Publications: Notes at the Margin

"Money Matters": Inventories, Central Banks, Creditworthiness, and Interest Rates (January 9, 2023)


Those who follow oil markets fixate on inventories. For more than fifty years, they have focused on the stock levels of crude or products held in specific locations. Today, these individuals are affectionally called “barrel counters.”


In 1983, this economist was learning about and then writing on the low heating oil stocks in the US Northeast. The weekly data published by the American Petroleum Institute became a must-read item. The API reports published by Platts in the 1970s and 1980s, which we still have in our archives, would discuss stock levels, especially when they approached dangerous lows such as after the 1973 Arab oil embargo began.


Today, the barrel counters rely on data from the US Energy Information Administration and the International Energy Agency. The EIA weekly data provide market followers with current inventory estimates for the United States, and the IEA does the same for the Organization for Economic Co-operation and Development.

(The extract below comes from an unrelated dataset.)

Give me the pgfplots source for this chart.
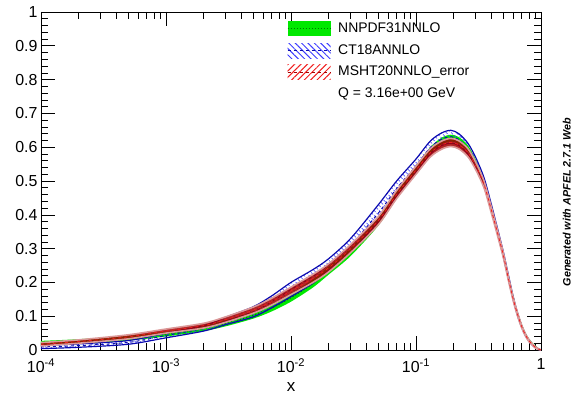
\documentclass[border=0pt]{standalone}
\usepackage{fontspec}
\setmainfont{Liberation Sans}
\usepackage{pgfplots}
\pgfplotsset{compat=1.18}
\usepackage{pgfplotstable}
\usetikzlibrary{patterns.meta}

\definecolor{ngreen}{RGB}{0,232,0}
\definecolor{ngreendark}{RGB}{0,120,0}
\definecolor{ctblue}{RGB}{10,10,175}
\definecolor{ctbluel}{RGB}{60,60,255}
\definecolor{msred}{RGB}{165,0,0}
\definecolor{msredl}{RGB}{240,30,30}

% central values and band edges
\pgfplotstableread{
x      gC     bU     bL     rU     rL     rC
1e-4   0.020  0.014  0.004  0.022  0.012  0.017
2e-4   0.025  0.018  0.008  0.030  0.020  0.025
5e-4   0.035  0.028  0.017  0.045  0.033  0.039
1e-3   0.047  0.050  0.036  0.062  0.050  0.056
2e-3   0.064  0.072  0.056  0.079  0.065  0.072
3e-3   0.079  0.097  0.075  0.098  0.082  0.090
5e-3   0.103  0.128  0.098  0.127  0.109  0.118
7e-3   0.125  0.160  0.125  0.153  0.133  0.143
1e-2   0.155  0.200  0.158  0.186  0.164  0.175
1.5e-2 0.197  0.238  0.198  0.224  0.200  0.212
2e-2   0.235  0.270  0.235  0.255  0.231  0.243
3e-2   0.290  0.330  0.290  0.312  0.288  0.300
5e-2   0.380  0.430  0.380  0.395  0.371  0.383
7e-2   0.460  0.500  0.455  0.472  0.448  0.460
0.10   0.535  0.565  0.525  0.544  0.520  0.532
0.13   0.590  0.618  0.580  0.595  0.571  0.583
0.16   0.618  0.642  0.605  0.618  0.594  0.606
0.19   0.627  0.650  0.612  0.626  0.602  0.614
0.22   0.620  0.640  0.605  0.619  0.595  0.607
0.26   0.597  0.612  0.580  0.596  0.572  0.584
0.30   0.555  0.570  0.540  0.556  0.534  0.545
0.35   0.495  0.510  0.485  0.500  0.480  0.490
0.40   0.420  0.432  0.412  0.424  0.406  0.415
0.45   0.350  0.358  0.342  0.353  0.337  0.345
0.50   0.283  0.290  0.275  0.287  0.273  0.280
0.55   0.215  0.220  0.207  0.216  0.204  0.210
0.60   0.155  0.157  0.147  0.155  0.145  0.150
0.65   0.108  0.109  0.101  0.110  0.100  0.105
0.70   0.073  0.073  0.067  0.074  0.066  0.070
0.75   0.048  0.047  0.043  0.048  0.042  0.045
0.80   0.030  0.030  0.026  0.031  0.025  0.028
0.85   0.019  0.018  0.015  0.019  0.015  0.017
0.90   0.010  0.009  0.007  0.010  0.006  0.008
0.95   0.004  0.004  0.002  0.004  0.002  0.003
1.00   0.000  0.000  0.000  0.000  0.000  0.000
}\pdfdata

% NNPDF31 band outline: upper edge forward, lower edge back
\pgfplotstableread{
x      y
1e-4   0.027
2e-4   0.032
5e-4   0.042
1e-3   0.054
2e-3   0.072
3e-3   0.088
5e-3   0.113
7e-3   0.136
1e-2   0.167
1.5e-2 0.209
2e-2   0.247
3e-2   0.302
5e-2   0.392
7e-2   0.472
0.10   0.546
0.13   0.600
0.16   0.628
0.19   0.637
0.22   0.630
0.26   0.606
0.30   0.564
0.35   0.503
0.40   0.428
0.45   0.357
0.50   0.290
0.55   0.221
0.60   0.161
0.65   0.113
0.70   0.078
0.75   0.052
0.80   0.034
0.85   0.022
0.90   0.013
0.95   0.006
1.00   0.000
0.95   0.002
0.90   0.007
0.85   0.016
0.80   0.026
0.75   0.044
0.70   0.068
0.65   0.103
0.60   0.149
0.55   0.209
0.50   0.276
0.45   0.343
0.40   0.412
0.35   0.487
0.30   0.546
0.26   0.588
0.22   0.610
0.19   0.617
0.16   0.608
0.13   0.580
0.10   0.524
7e-2   0.448
5e-2   0.368
3e-2   0.278
2e-2   0.223
1.5e-2 0.185
1e-2   0.143
7e-3   0.114
5e-3   0.093
3e-3   0.070
2e-3   0.056
1e-3   0.040
5e-4   0.028
2e-4   0.018
1e-4   0.013
}\gband

% CT18 band outline
\pgfplotstableread{
x      y
1e-4   0.014
2e-4   0.018
5e-4   0.028
1e-3   0.050
2e-3   0.072
3e-3   0.097
5e-3   0.128
7e-3   0.160
1e-2   0.200
1.5e-2 0.238
2e-2   0.270
3e-2   0.330
5e-2   0.430
7e-2   0.500
0.10   0.565
0.13   0.618
0.16   0.642
0.19   0.650
0.22   0.640
0.26   0.612
0.30   0.570
0.35   0.510
0.40   0.432
0.45   0.358
0.50   0.290
0.55   0.220
0.60   0.157
0.65   0.109
0.70   0.073
0.75   0.047
0.80   0.030
0.85   0.018
0.90   0.009
0.95   0.004
1.00   0.000
0.95   0.002
0.90   0.007
0.85   0.015
0.80   0.026
0.75   0.043
0.70   0.067
0.65   0.101
0.60   0.147
0.55   0.207
0.50   0.275
0.45   0.342
0.40   0.412
0.35   0.485
0.30   0.540
0.26   0.580
0.22   0.605
0.19   0.612
0.16   0.605
0.13   0.580
0.10   0.525
7e-2   0.455
5e-2   0.380
3e-2   0.290
2e-2   0.235
1.5e-2 0.198
1e-2   0.158
7e-3   0.125
5e-3   0.098
3e-3   0.075
2e-3   0.056
1e-3   0.036
5e-4   0.017
2e-4   0.008
1e-4   0.004
}\bband

% MSHT20 band outline
\pgfplotstableread{
x      y
1e-4   0.022
2e-4   0.030
5e-4   0.045
1e-3   0.062
2e-3   0.079
3e-3   0.098
5e-3   0.127
7e-3   0.153
1e-2   0.186
1.5e-2 0.224
2e-2   0.255
3e-2   0.312
5e-2   0.395
7e-2   0.472
0.10   0.544
0.13   0.595
0.16   0.618
0.19   0.626
0.22   0.619
0.26   0.596
0.30   0.556
0.35   0.500
0.40   0.424
0.45   0.353
0.50   0.287
0.55   0.216
0.60   0.155
0.65   0.110
0.70   0.074
0.75   0.048
0.80   0.031
0.85   0.019
0.90   0.010
0.95   0.004
1.00   0.000
0.95   0.002
0.90   0.006
0.85   0.015
0.80   0.025
0.75   0.042
0.70   0.066
0.65   0.100
0.60   0.145
0.55   0.204
0.50   0.273
0.45   0.337
0.40   0.406
0.35   0.480
0.30   0.534
0.26   0.572
0.22   0.595
0.19   0.602
0.16   0.594
0.13   0.571
0.10   0.520
7e-2   0.448
5e-2   0.371
3e-2   0.288
2e-2   0.231
1.5e-2 0.200
1e-2   0.164
7e-3   0.133
5e-3   0.109
3e-3   0.082
2e-3   0.065
1e-3   0.050
5e-4   0.033
2e-4   0.020
1e-4   0.012
}\rband

\begin{document}
\begin{tikzpicture}
\useasboundingbox (-41bp,-47bp) rectangle (533bp,350bp);
\begin{axis}[
  at={(0,0)}, anchor=south west,
  scale only axis, width=500bp, height=338bp,
  xmode=log, xmin=1e-4, xmax=1, ymin=0, ymax=1,
  xtick={1e-4,1e-3,1e-2,1e-1,1},
  xticklabels={10\textsuperscript{-4},10\textsuperscript{-3},10\textsuperscript{-2},10\textsuperscript{-1},1},
  ytick={0,0.1,0.2,0.3,0.4,0.5,0.6,0.7,0.8,0.9,1},
  yticklabels={0,0.1,0.2,0.3,0.4,0.5,0.6,0.7,0.8,0.9,1},
  minor y tick num=4,
  tick align=inside, tick pos=both,
  major tick length=14bp, minor tick length=7bp,
  tick style={black, line width=0.6pt},
  axis line style={line width=0.8pt},
  ticklabel style={font=\fontsize{16}{18}\selectfont},
  xticklabel style={yshift=-5bp},
  xlabel={x},
  xlabel style={font=\fontsize{17}{19}\selectfont, at={(rel axis cs:0.5,0)}, anchor=center, yshift=-37bp},
  legend style={at={(rel axis cs:0.492,0.976)}, anchor=north west, draw=none, fill=none,
     font=\fontsize{14}{16}\selectfont, row sep=4.7bp, inner sep=0pt,
     nodes={inner sep=2bp, text height=10bp, text depth=3bp}},
  legend cell align=left,
]
\addlegendimage{draw=none, legend image code/.code={
  \fill[ngreen, draw=none] (0bp,-7.5bp) rectangle (43bp,7.5bp);
  \draw[ngreendark, dotted, line width=1pt] (0bp,0bp) -- (43bp,0bp);}}
\addlegendentry{\hspace{5bp}NNPDF31NNLO}
\addlegendimage{draw=none, legend image code/.code={
  \path[draw=none, pattern={Lines[angle=-45, distance=4.5bp, line width=1bp]}, pattern color=ctbluel] (0bp,-7.5bp) rectangle (43bp,7.5bp);
  \draw[ctblue, dashed, line width=1pt] (0bp,0bp) -- (43bp,0bp);}}
\addlegendentry{\hspace{5bp}CT18ANNLO}
\addlegendimage{draw=none, legend image code/.code={
  \path[draw=none, pattern={Lines[angle=45, distance=4.5bp, line width=1bp]}, pattern color=msredl] (0bp,-7.5bp) rectangle (43bp,7.5bp);
  \draw[msred, dashed, line width=1pt] (0bp,0bp) -- (43bp,0bp);}}
\addlegendentry{\hspace{5bp}MSHT20NNLO\_error}
\addlegendimage{empty legend}
\addlegendentry{\hspace{5bp}Q = 3.16e+00 GeV}

% NNPDF31
\addplot[fill=ngreen, draw=none, smooth, forget plot] table[x=x, y=y] {\gband};
\addplot[ngreendark, dotted, line width=1.2pt, smooth, forget plot] table[x=x, y=gC] {\pdfdata};

% CT18
\addplot[draw=none, smooth, pattern={Lines[angle=-45, distance=3.6bp, line width=0.7bp]}, pattern color=ctbluel, forget plot] table[x=x, y=y] {\bband};
\addplot[ctblue, line width=1.2pt, smooth, forget plot] table[x=x, y=bU] {\pdfdata};
\addplot[ctblue, line width=1.2pt, smooth, forget plot] table[x=x, y=bL] {\pdfdata};
\addplot[ctblue, dashed, line width=1pt, smooth, forget plot] table[x=x, y expr=(\thisrow{bL}+\thisrow{bU})/2] {\pdfdata};

% MSHT20
\addplot[draw=msred!40, line width=1.6pt, fill=msred, fill opacity=0.85, smooth, forget plot] table[x=x, y=y] {\rband};
\addplot[msredl, dashed, line width=0.8pt, smooth, forget plot] table[x=x, y=rC] {\pdfdata};
\end{axis}
\node[rotate=90, anchor=base, inner sep=0pt, font=\bfseries\itshape\fontsize{10.8}{13}\selectfont] at (529.5bp,148bp) {Generated with APFEL 2.7.1 Web};
\end{tikzpicture}
\end{document}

The graphical information presented by the EIA, the IEA, and other organizations, which generally cite EIA and IEA data, has gotten more elaborate. However, the story has not changed. Every presentation includes graphs showing current stocks, stocks in previous years, and a “normal” range based on historical averages and standard deviations.


The depressed distillate inventories in New England today have been a conversation topic for the press, government policy officials, and others for months. Again and again, oil market analysts focused on stocks have warned of problems there.


However, the graphs popularized by the EIA and IEA omit something very important: the cost of holding inventories. That is, oil or natural gas market analysts fail to account for changes that occur when the cost of holding stocks increases. That cost matters.